— О том, — ответил Азриэл, — что некоторые слишком много болтают, но сами не знают, чего хотят. В Англии не было революции, но тоже есть парламент. А тут — то за террор, то против, то за конституцию, то за нигилизм… Пытаются идти в народ, а народ не хочет, чтобы к нему шли. Народ хватает барышню, которая пришла рассказать ему о свободе, и насилует, а мужчин сдает охранке. Вся теория насчет общины — полный идиотизм. Разговоры о топоре и народной мести вдохновляют лишь всяких бандитов. Кто отвел руку Каракозова? Комиссаров, крестьянин[187]. Разве это не характерно для всего движения?
— И что, по-твоему, делать? Псалмы читать?
— Ничего, пока не поймешь, что нужно делать. Я считаю, везде применим принцип Гиппократа: не навреди. Что дали два последних польских восстания? Кому помогла Парижская коммуна? Кого спасли долгушинцы?[188] Кому помогли эти пятьдесят человек? И что хорошего сделали те, кого судят сейчас? Я слышал, что из ста девяноста трех человек двенадцать покончили с собой, а тридцать сошли с ума! Зачем это надо? Это все равно что отдать больного дровосеку, чтобы тот провел операцию. Общество действительно больно, но дровосеки — не врачи.
— Кто дровосеки? — выпрямился Ципкин. — Чернышевский, Герцен, Лавров? Чего вы хотите, Бабад? Чтобы открыли пансион для революционеров, где их будут воспитывать благородные дамы? А как же власти? Разве они применяют правило Гиппократа? Разве они не предают смерти сотни тысяч людей? Вы читали новости во время Турецкой войны? Помните, какую игру вели тогда правительства? Почему вы не говорите о Гиппократе дворянам?
— Потому что я пока не совсем с ума сошел.
— Вы не хотите в тюрьму, вот и все. Хотите стать докторишкой, а жизнь за народ пускай отдают другие.
— Вы тоже хотите стать докторишкой… От того что кто-то отдаст жизнь, голодные не станут сытыми. Если поджигать дома, ничего хорошего не получится. Десять невиновных пострадают из-за одного виноватого. И потом, о каком народе вы говорите? Вы, Ципкин, считаете себя русским. Но это Польша. А мы все тут даже не поляки, мы евреи…
— К чему это вы вдруг начали о евреях?
— Да, что будет с евреями? Надо их уничтожить, потому что у нас нет крестьян?
— Кто говорит, что надо уничтожить? В новом обществе еврей перестанет быть торговцем, перекупщиком, процентщиком. Сейчас еврей представляет собой потребителя, паразита при помещике.
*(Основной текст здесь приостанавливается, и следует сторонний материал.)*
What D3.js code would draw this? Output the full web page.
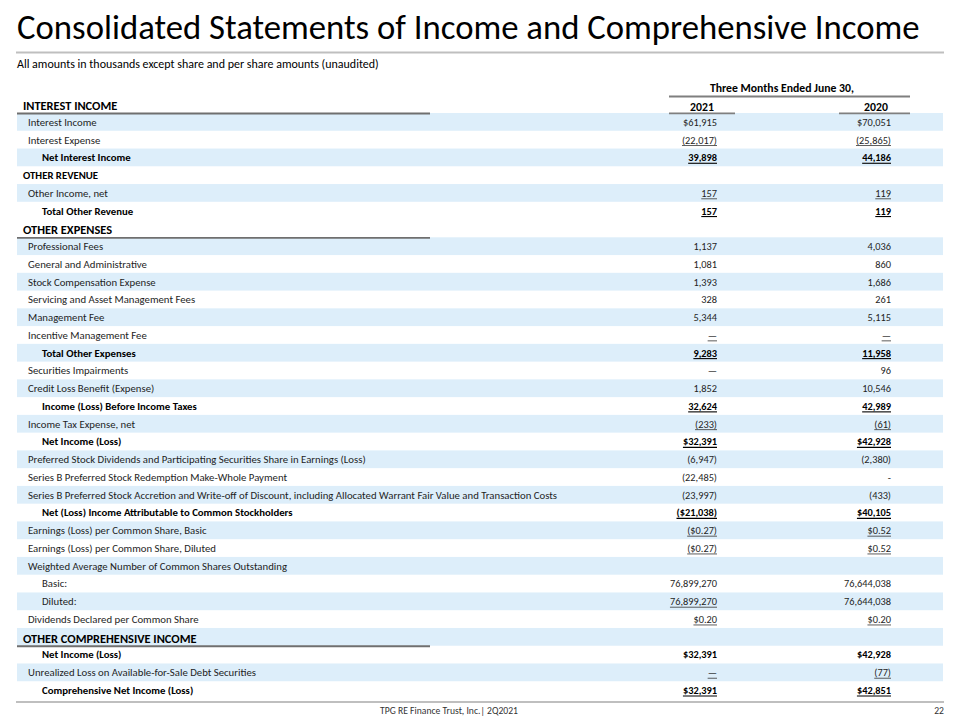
<!DOCTYPE html>
<html>
<head>
<meta charset="utf-8">
<script src="https://cdn.jsdelivr.net/npm/d3@7"></script>
<style>
  body { margin: 0; background: #fff; }
  svg { display: block; font-family: Carlito, Lato, "Open Sans", sans-serif; }
</style>
</head>
<body>
<svg width="960" height="720"></svg>
<script>
// statement rows
var labels = [
  "INTEREST INCOME",
  "Interest Income", "Interest Expense", "Net Interest Income",
  "OTHER REVENUE", "Other Income, net", "Total Other Revenue",
  "OTHER EXPENSES",
  "Professional Fees", "General and Administrative", "Stock Compensation Expense",
  "Servicing and Asset Management Fees", "Management Fee", "Incentive Management Fee",
  "Total Other Expenses", "Securities Impairments", "Credit Loss Benefit (Expense)",
  "Income (Loss) Before Income Taxes", "Income Tax Expense, net", "Net Income (Loss)",
  "Preferred Stock Dividends and Participating Securities Share in Earnings (Loss)",
  "Series B Preferred Stock Redemption Make-Whole Payment",
  "Series B Preferred Stock Accretion and Write-off of Discount, including Allocated Warrant Fair Value and Transaction Costs",
  "Net (Loss) Income Attributable to Common Stockholders",
  "Earnings (Loss) per Common Share, Basic", "Earnings (Loss) per Common Share, Diluted",
  "Weighted Average Number of Common Shares Outstanding",
  "Basic:", "Diluted:", "Dividends Declared per Common Share",
  "OTHER COMPREHENSIVE INCOME",
  "Net Income (Loss)", "Unrealized Loss on Available-for-Sale Debt Securities",
  "Comprehensive Net Income (Loss)"
];

// head = section title with rule, sect = small section title, total = bold indented, sub = indented
var kinds = [
  "head",
  "item", "item", "total",
  "sect", "item", "total",
  "head",
  "item", "item", "item", "item", "item", "item",
  "total", "item", "item",
  "total", "item", "total",
  "item", "item", "item", "total",
  "item", "item", "item",
  "sub", "sub", "item",
  "head",
  "total", "item", "total"
];

var years = ["2021", "2020"];

var v2021 = [
  "",
  "$61,915", "(22,017)", "39,898",
  "", "157", "157",
  "",
  "1,137", "1,081", "1,393", "328", "5,344", "\u2014",
  "9,283", "\u2014", "1,852",
  "32,624", "(233)", "$32,391",
  "(6,947)", "(22,485)", "(23,997)", "($21,038)",
  "($0.27)", "($0.27)", "",
  "76,899,270", "76,899,270", "$0.20",
  "",
  "$32,391", "\u2014", "$32,391"
];

var v2020 = [
  "",
  "$70,051", "(25,865)", "44,186",
  "", "119", "119",
  "",
  "4,036", "860", "1,686", "261", "5,115", "\u2014",
  "11,958", "96", "10,546",
  "42,989", "(61)", "$42,928",
  "(2,380)", "-", "(433)", "$40,105",
  "$0.52", "$0.52", "",
  "76,644,038", "76,644,038", "$0.20",
  "",
  "$42,928", "(77)", "$42,851"
];

// style: which cells carry an accounting underline, which rows are shaded
var under2021 = [2, 3, 5, 6, 13, 14, 17, 18, 19, 23, 24, 25, 28, 29, 32, 33];
var under2020 = [2, 3, 5, 6, 13, 14, 17, 18, 19, 23, 24, 25, 29, 32, 33];
var shaded = [1, 3, 5, 8, 10, 12, 14, 16, 18, 20, 22, 24, 26, 28, 30, 32];

var svg = d3.select("svg");

var y = d3.scaleBand()
    .domain(d3.range(labels.length))
    .range([95.25, 699]);

var colRight = d3.scaleOrdinal().domain(years).range([717, 891]);
var colCenter = d3.scaleOrdinal().domain(years).range([702, 876]);
var colLine = d3.scaleOrdinal().domain(years).range([[669, 735], [839, 910]]);

var indent = {head: 23, sect: 23, item: 28, total: 42, sub: 42};

// fit a text element to a target width by changing font size
function fitSize(sel, target) {
  var w = sel.node().getComputedTextLength();
  var fs = parseFloat(sel.style("font-size"));
  sel.style("font-size", (fs * target / w) + "px");
  return fs * target / w;
}

// title
var title = svg.append("text")
    .attr("x", 17)
    .attr("y", 39)
    .style("font-size", "32px")
    .attr("fill", "#000")
    .text("Consolidated Statements of Income and Comprehensive Income");
fitSize(title, 903);

svg.append("line")
    .attr("x1", 16).attr("x2", 944)
    .attr("y1", 52.5).attr("y2", 52.5)
    .attr("stroke", "#bfbfbf")
    .attr("stroke-width", 2);

var sub = svg.append("text")
    .attr("x", 17)
    .attr("y", 68)
    .style("font-size", "11px")
    .attr("fill", "#000")
    .text("All amounts in thousands except share and per share amounts (unaudited)");
fitSize(sub, 362);

// row size from the longest label
var probe = svg.append("text").style("font-size", "10px").text(labels[22]);
var rowSize = fitSize(probe, 530);
probe.remove();

// shaded bands
svg.append("g").selectAll("rect")
  .data(shaded)
  .join("rect")
    .attr("x", 17)
    .attr("y", d => y(d))
    .attr("width", 926)
    .attr("height", y.bandwidth())
    .attr("fill", "#ddeefa");

// column header
var hdr = svg.append("text")
    .attr("x", 782)
    .attr("y", 92)
    .attr("text-anchor", "middle")
    .attr("font-weight", "bold")
    .style("font-size", rowSize + "px")
    .text("Three Months Ended June 30,");
var hdrSize = fitSize(hdr, 144);

svg.append("line")
    .attr("x1", 669).attr("x2", 910)
    .attr("y1", 96.5).attr("y2", 96.5)
    .attr("stroke", "#7f7f7f")
    .attr("stroke-width", 1.8);

var yh = svg.append("g").selectAll("g")
  .data(years)
  .join("g");

yh.append("text")
    .attr("x", d => colCenter(d))
    .attr("y", 111)
    .attr("text-anchor", "middle")
    .attr("font-weight", "bold")
    .style("font-size", hdrSize + "px")
    .text(d => d);

yh.append("line")
    .attr("x1", d => colLine(d)[0])
    .attr("x2", d => colLine(d)[1])
    .attr("y1", 113.3).attr("y2", 113.3)
    .attr("stroke", "#7f7f7f")
    .attr("stroke-width", 1.8);

// rows
var rows = svg.append("g").selectAll("g")
  .data(labels.map((l, i) => ({
    i: i, label: l, kind: kinds[i],
    vals: [
      {year: "2021", v: v2021[i], u: under2021.indexOf(i) >= 0},
      {year: "2020", v: v2020[i], u: under2020.indexOf(i) >= 0}
    ]
  })))
  .join("g")
    .attr("transform", d => "translate(0," + y(d.i) + ")");

var bw = y.bandwidth();
var base = bw / 2 + rowSize * 0.36;

rows.append("text")
    .attr("x", d => indent[d.kind])
    .attr("y", d => d.kind == "head" ? bw - 3 : base)
    .attr("font-weight", d => (d.kind == "item" || d.kind == "sub") ? "normal" : "bold")
    .attr("fill", d => (d.kind == "item" || d.kind == "sub") ? "#1e1e1e" : "#000")
    .style("font-size", d => (d.kind == "head" ? rowSize * 1.15 : rowSize) + "px")
    .text(d => d.label);

rows.filter(d => d.kind == "head")
  .append("line")
    .attr("x1", 17).attr("x2", 430)
    .attr("y1", bw + 0.5).attr("y2", bw + 0.5)
    .attr("stroke", "#6f6f6f")
    .attr("stroke-width", 1.8);

var cells = rows.selectAll("g.cell")
  .data(d => d.vals.map(c => Object.assign({bold: d.kind == "total"}, c)))
  .join("g")
    .attr("class", "cell");

cells.append("text")
    .attr("x", d => colRight(d.year))
    .attr("y", base)
    .attr("text-anchor", "end")
    .attr("font-weight", d => d.bold ? "bold" : "normal")
    .attr("fill", d => d.bold ? "#000" : "#1e1e1e")
    .style("font-size", (rowSize * 0.96) + "px")
    .text(d => d.v);

cells.filter(d => d.u && d.v)
  .append("line")
    .attr("x1", function(d) {
      var t = d3.select(this.parentNode).select("text").node();
      return colRight(d.year) - t.getComputedTextLength();
    })
    .attr("x2", d => colRight(d.year))
    .attr("y1", base + 2)
    .attr("y2", base + 2)
    .attr("stroke", d => d.bold ? "#000" : "#333")
    .attr("stroke-width", d => d.bold ? 1.1 : 0.8);

// footer
svg.append("line")
    .attr("x1", 16).attr("x2", 944)
    .attr("y1", 702).attr("y2", 702)
    .attr("stroke", "#bfbfbf")
    .attr("stroke-width", 2);

var foot = svg.append("text")
    .attr("x", 449)
    .attr("y", 714)
    .attr("text-anchor", "middle")
    .style("font-size", "9px")
    .attr("fill", "#333")
    .text("TPG RE Finance Trust, Inc.| 2Q2021");
var footSize = fitSize(foot, 138);

svg.append("text")
    .attr("x", 944)
    .attr("y", 714)
    .attr("text-anchor", "end")
    .style("font-size", footSize + "px")
    .attr("fill", "#333")
    .text("22");
</script>
</body>
</html>
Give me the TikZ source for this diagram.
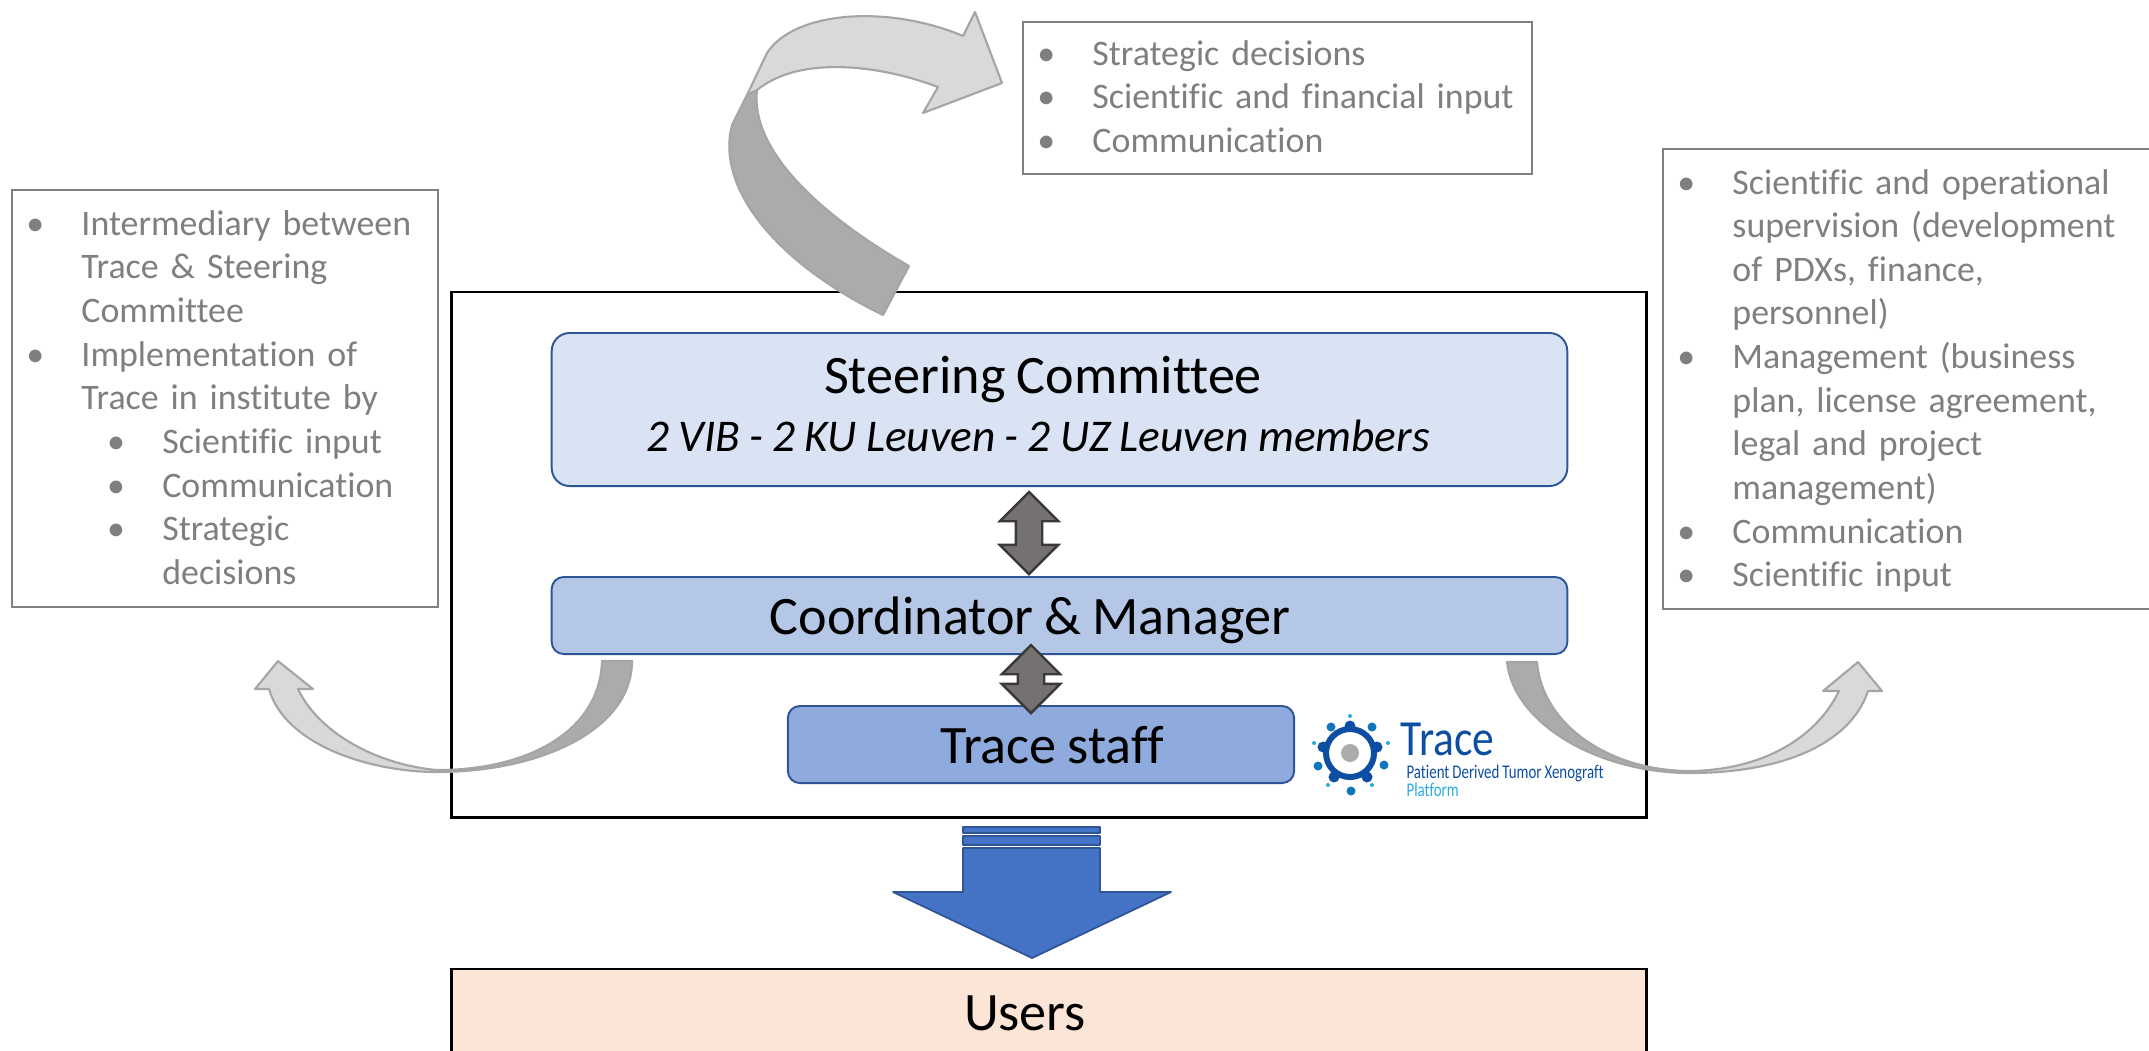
\documentclass[tikz,border=0pt]{standalone}
\usepackage{fontspec}
\setmainfont[Ligatures=NoCommon,WordSpace=0.9]{Carlito}
\usepackage{xcolor}
\usetikzlibrary{shapes,arrows}

\definecolor{boxedge}{HTML}{2F5597}
\definecolor{steerfill}{HTML}{DAE3F3}
\definecolor{coordfill}{HTML}{B4C7E7}
\definecolor{stafffill}{HTML}{8FAADC}
\definecolor{usersfill}{HTML}{FBE5D6}
\definecolor{notegrey}{HTML}{7F7F7F}
\definecolor{swoopedge}{HTML}{A5A5A5}
\definecolor{swooplight}{HTML}{D9D9D9}
\definecolor{swoopdark}{HTML}{ABABAB}
\definecolor{bothfill}{HTML}{767171}
\definecolor{bothedge}{HTML}{3B3838}
\definecolor{downfill}{HTML}{4472C4}
\definecolor{logodark}{HTML}{0B4EA2}
\definecolor{logomid}{HTML}{0F75BD}
\definecolor{logolight}{HTML}{29ABE2}

\newenvironment{notelist}{\begin{list}{\textbullet}{\setlength{\leftmargin}{16.8pt}\setlength{\labelwidth}{6.2pt}\setlength{\labelsep}{10.6pt}\setlength{\itemsep}{0pt}\setlength{\parsep}{0pt}\setlength{\topsep}{0pt}\setlength{\partopsep}{0pt}}}{\end{list}}
\newenvironment{sublist}{\begin{list}{\textbullet}{\setlength{\leftmargin}{23pt}\setlength{\labelwidth}{12.4pt}\setlength{\labelsep}{10.6pt}\setlength{\itemsep}{0pt}\setlength{\parsep}{0pt}\setlength{\topsep}{0pt}\setlength{\partopsep}{0pt}}}{\end{list}}

\tikzstyle{roundbox} = [rectangle, rounded corners=0.18cm, draw=boxedge, line width=0.55pt, inner sep=0pt]
\tikzstyle{biglabel} = [font=\fontsize{15.4}{18}\selectfont, inner sep=0pt]
\tikzstyle{notebox} = [rectangle, draw=notegrey, line width=0.5pt, anchor=north west, inner xsep=0.105cm, inner ysep=0pt, text=notegrey, font=\fontsize{10.2}{12.4}\selectfont]
\tikzstyle{swoop} = [draw=swoopedge, line width=0.6pt, line join=round]
\tikzstyle{bothway} = [double arrow, double arrow head extend=0.16cm, shape border rotate=90, fill=bothfill, draw=bothedge, line width=0.7pt, inner xsep=0.12cm, inner ysep=0pt]
\tikzstyle{downbar} = [fill=downfill, draw=boxedge, line width=0.5pt, line join=round]

\begin{document}
\begin{tikzpicture}[x=0.01cm, y=-0.01cm]
\clip (0,0) rectangle (2149,1050);

% notes
\node [notebox, minimum width=5.09cm, minimum height=1.52cm, text width=4.88cm] at (1022,21) (topnote) {%
\vspace*{-6.2pt}
\begin{notelist}
\item Strategic decisions
\item Scientific and financial input
\item Communication
\end{notelist}};
\node [notebox, minimum width=4.26cm, minimum height=4.17cm, text width=4.05cm] at (11,189) (leftnote) {%
\vspace*{-5.9pt}
\begin{notelist}
\item Intermediary between\newline Trace \& Steering\newline Committee
\item Implementation of\newline Trace in institute by
\begin{sublist}
\item Scientific input
\item Communication
\item Strategic\newline decisions
\end{sublist}
\end{notelist}};
\node [notebox, minimum width=5.2cm, minimum height=4.6cm, text width=4.99cm] at (1662,148) (rightnote) {%
\vspace*{-4.3pt}
\begin{notelist}
\item Scientific and operational\newline supervision (development\newline of PDXs, finance,\newline personnel)
\item Management (business\newline plan, license agreement,\newline legal and project\newline management)
\item Communication
\item Scientific input
\end{notelist}};

% frame and boxes
\node [rectangle, draw=black, line width=0.75pt, minimum width=11.94cm, minimum height=5.25cm, inner sep=0pt] at (1049,554.5) (frame) {};
\node [roundbox, fill=steerfill, minimum width=10.15cm, minimum height=1.53cm] at (1059.5,409.5) (steering) {};
\node [roundbox, fill=coordfill, rounded corners=0.12cm, minimum width=10.15cm, minimum height=0.77cm] at (1059.5,615.5) (coordinator) {};
\node [roundbox, fill=stafffill, rounded corners=0.12cm, minimum width=5.06cm, minimum height=0.77cm] at (1041,744.5) (staff) {};
\node [rectangle, draw=black, line width=0.75pt, fill=usersfill, minimum width=11.94cm, minimum height=1.2cm, inner sep=0pt] at (1049,1029) (users) {};

\node [biglabel] at (1043,379) (steertext) {Steering Committee};
\node [biglabel, font=\fontsize{12.9}{16}\selectfont\itshape] at (1038,436) (membertext) {2 VIB - 2 KU Leuven - 2 UZ Leuven members};
\node [biglabel] at (1030,620) (coordtext) {Coordinator \& Manager};
\node [biglabel] at (1052,745) (stafftext) {Trace staff};
\node [biglabel] at (1025,1013) (userstext) {Users};

% both way arrows
\node [bothway, minimum height=0.82cm] at (1029,533) (steerboth) {};
\node [bothway, minimum height=0.68cm] at (1031,679) (staffboth) {};

% arrow to users
\path [downbar] (963,827) rectangle (1100,833);
\path [downbar] (963,836) rectangle (1100,845);
\path [downbar] (963,848) -- (1100,848) -- (1100,892) -- (1171,892) -- (1032,958) -- (893,892) -- (963,892) -- cycle;

% top swoop
\path [swoop, fill=swooplight] (747,95) -- (767,53) .. controls (795,10) and (890,5) .. (963,36) -- (975,12) -- (1002,83) -- (923,113) -- (938,87) .. controls (880,65) and (800,55) .. (757,90) -- cycle;
\path [swoop, fill=swoopdark] (747,95) -- (732,125) .. controls (715,190) and (780,265) .. (883,315) -- (909,266) .. controls (820,215) and (750,150) .. (757,90) -- cycle;

% left swoop
\path [swoop, fill=swooplight] (437,772) .. controls (370,772) and (285,745) .. (269,689) -- (255,689) -- (278,661) -- (313,689) -- (298,689) .. controls (320,735) and (380,765) .. (437,770) -- cycle;
\path [swoop, fill=swoopdark] (602,661) -- (632,661) .. controls (632,730) and (540,772) .. (437,772) -- (437,770) .. controls (530,770) and (600,730) .. (602,661) -- cycle;

% right swoop
\path [swoop, fill=swooplight] (1690,773) .. controls (1780,773) and (1850,745) .. (1868,691) -- (1882,691) -- (1858,662) -- (1823,691) -- (1839,691) .. controls (1815,740) and (1760,770) .. (1690,771) -- cycle;
\path [swoop, fill=swoopdark] (1507,662) -- (1537,662) .. controls (1542,725) and (1610,771) .. (1690,771) -- (1690,773) .. controls (1600,773) and (1514,725) .. (1507,662) -- cycle;

% logo
\draw [logodark, line width=1.7pt] (1350,753) circle (24);
\fill [swoopdark] (1350,753) circle (9);
\fill [logodark] (1350,726) circle (5.5);
\fill [logodark] (1377,747) circle (5.5);
\fill [logodark] (1367,777) circle (5.5);
\fill [logodark] (1334,777) circle (5.5);
\fill [logodark] (1323,747) circle (5.5);
\fill [logomid] (1331,727) circle (4.5);
\fill [logomid] (1372,727) circle (4.5);
\fill [logomid] (1384,765) circle (4.5);
\fill [logomid] (1318,766) circle (4.5);
\fill [logomid] (1351,791) circle (4.5);
\fill [logolight] (1350,716) circle (2);
\fill [logolight] (1388,743) circle (2);
\fill [logolight] (1372,785) circle (2);
\fill [logolight] (1328,785) circle (2);
\fill [logolight] (1314,743) circle (2);
\node [anchor=west, inner sep=0pt, xscale=0.86, text=logodark, font=\fontsize{14.4}{17}\selectfont] at (1400,739) (logoname) {Trace};
\node [anchor=west, inner sep=0pt, xscale=0.77, text=logodark, font=\fontsize{5.5}{7}\selectfont] at (1406,773) (logoline) {Patient Derived Tumor Xenograft};
\node [anchor=west, inner sep=0pt, xscale=0.77, text=logolight, font=\fontsize{5.5}{7}\selectfont] at (1406,790) (logoplat) {Platform};
\end{tikzpicture}
\end{document}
— Это вы о ком? О своем отце?
— Стыдитесь, Бабад! Пусть об отце. Я его сын, но смотрю на него и его роль объективно. Радзивилл использовал его как посредника, как пиявку, которая сосет кровь. Утром он раскачивался над молитвенником, а днем помогал Радзивиллу обирать крестьян. И почему крестьянин должен его любить?
— А почему вы должны заступаться за крестьянина? Если б он мог, он бы вас обоих прикончил тем самым топором, который вам так нравится…
— Азриэл, ты уже на личности переходишь! — крикнула Миреле. — Чуть что, он сразу про евреев, про отцов… Садитесь, Ципкин. Вы правы, паразит есть паразит, даже если он твой отец. Выпейте чаю. Может, кусок хлеба с сыром?
Пили чай, ели хлеб с сыром и спорили. Вспомнили, как Вера Засулич стреляла в Трепова. «С чего это Ципкин стал таким пламенным революционером?» — подумал Азриэл. А Ципкин говорил, что настанет день, когда придется сжечь за собой все мосты. Он высмеивал польских студентов, для которых диплом — высший идеал, и их еврейских подражателей, громил бунтарей, которые возлагают надежды на конституцию. «Что с ним случилось? — удивлялся Азриэл. — Правда, в Киеве он участвовал в студенческих демонстрациях, но здесь, в Варшаве, вел себя довольно тихо. Увивался за богатой паненкой, даже начал проповедовать польский позитивизм. Может, это все Клара? Но при чем здесь она?» Разговор зашел о том, можно ли в борьбе с автократией рисковать жизнью невинных людей. Азриэл настаивал, что это преступление, но никто с ним не соглашался. «В борьбе за лучший мир нельзя думать об одном человеке!» — заявил Арон. «Войну не ведут в шелковых перчатках!» — вспомнила старую фразу Соня Рабинович.
— А те, с кем мы боремся, много думают о людях? — спросила брата Миреле.